Millions of years may elapse, hundreds of thousands of generations be born and die, but inexorably the time will come when the declining warmth of the sun will no longer suffice to melt the ice thrusting itself forward from the poles; when the human race, crowding more and more about the equator, will finally no longer find even there enough heat for life; when gradually even the last trace of organic life will vanish; and the earth, an extinct frozen globe like the moon, will circle in deepest darkness and in an ever narrower orbit about the equally extinct sun, and at last fall into it. Other planets will have preceded it, others will follow it; instead of the bright, warm solar system with its harmonious arrangement of members, only a cold, dead sphere will still pursue its lonely path through universal space. And what will happen to our solar system will happen sooner or later to all the other systems of our island universe; it will happen to all the other innumerable island universes, even to those the light of which will never reach the earth while there is a living human eye to receive it.
Arthur C. Clarke?
Olaf Stapledon?
Stephen Baxter?
Nope. Friedrich Engels.

Via infinite thought

6 Comments:

Blogger Adam Roberts said...

Very cool; though (a pedant writes) I think you mean the slightly less angelic 'Engels'.

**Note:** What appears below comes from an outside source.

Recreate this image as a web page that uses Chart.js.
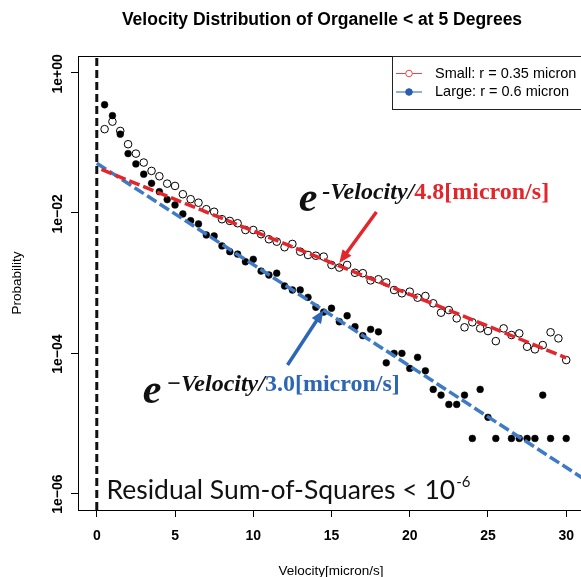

October 28, 2009 9:54 AM  
Blogger Paul McAuley said...

I'd blame typing on my netbook but really it's just general idiocy. Corrected anyhow.

October 28, 2009 10:19 AM  
Blogger George Berger said...

That fine quote reminded me of a related one that I posted on the BSFA Forum not too long ago. Instead of depicting the endtimes, this one depicts our current Copernican state. I cut-and-paste from my post:
n Endless space countless luminous spheres, round each of which some dozen smaller illuminated ones revolve, hot at the core and covered over with a hard cold crust; on this crust a moldy film has produced living and knowing beings: this is empirical truth, the real, the world. Yet for a being who thinks, it is a precarious position to stand on one of those numberless spheres freely floating in boundless space, without knowing whence or whither, and to be only one of innumerable similar beings that throng, press, and toil, restlessly and rapidly arising and passing away in beginningless and endless time. Here there is nothing permanent but matter alone, and the recurrence of the same varied organic forms by means of certain ways and channels that inevitably exist as they do. All that empirical science can teach is only the more precise nature and rule of these events. ....." That's the opening salvo of the Atheist philosopher Schopenhauer's THE WORLD AS WILL AND REPRESENTATION, VOLUME II. I know of no more powerful expression of our true insignificance (forget Weinberg). All SF people should know this, as should all those intellectuals who chat about "the thin layer of civilization." This is a brilliant statement, written before 1859. It's better in German.

October 31, 2009 8:15 AM  
Blogger Term said...

This comment has been removed by the author.

November 06, 2009 4:56 AM  
Anonymous Term Papers said...

Wow! That's very interesting.I would love and a link back to your Blog of course.

November 07, 2009 7:24 AM  
Blogger George Berger said...

I don't know if you mean me or Mr McAuley, but I'm a mere contributor and no blogger.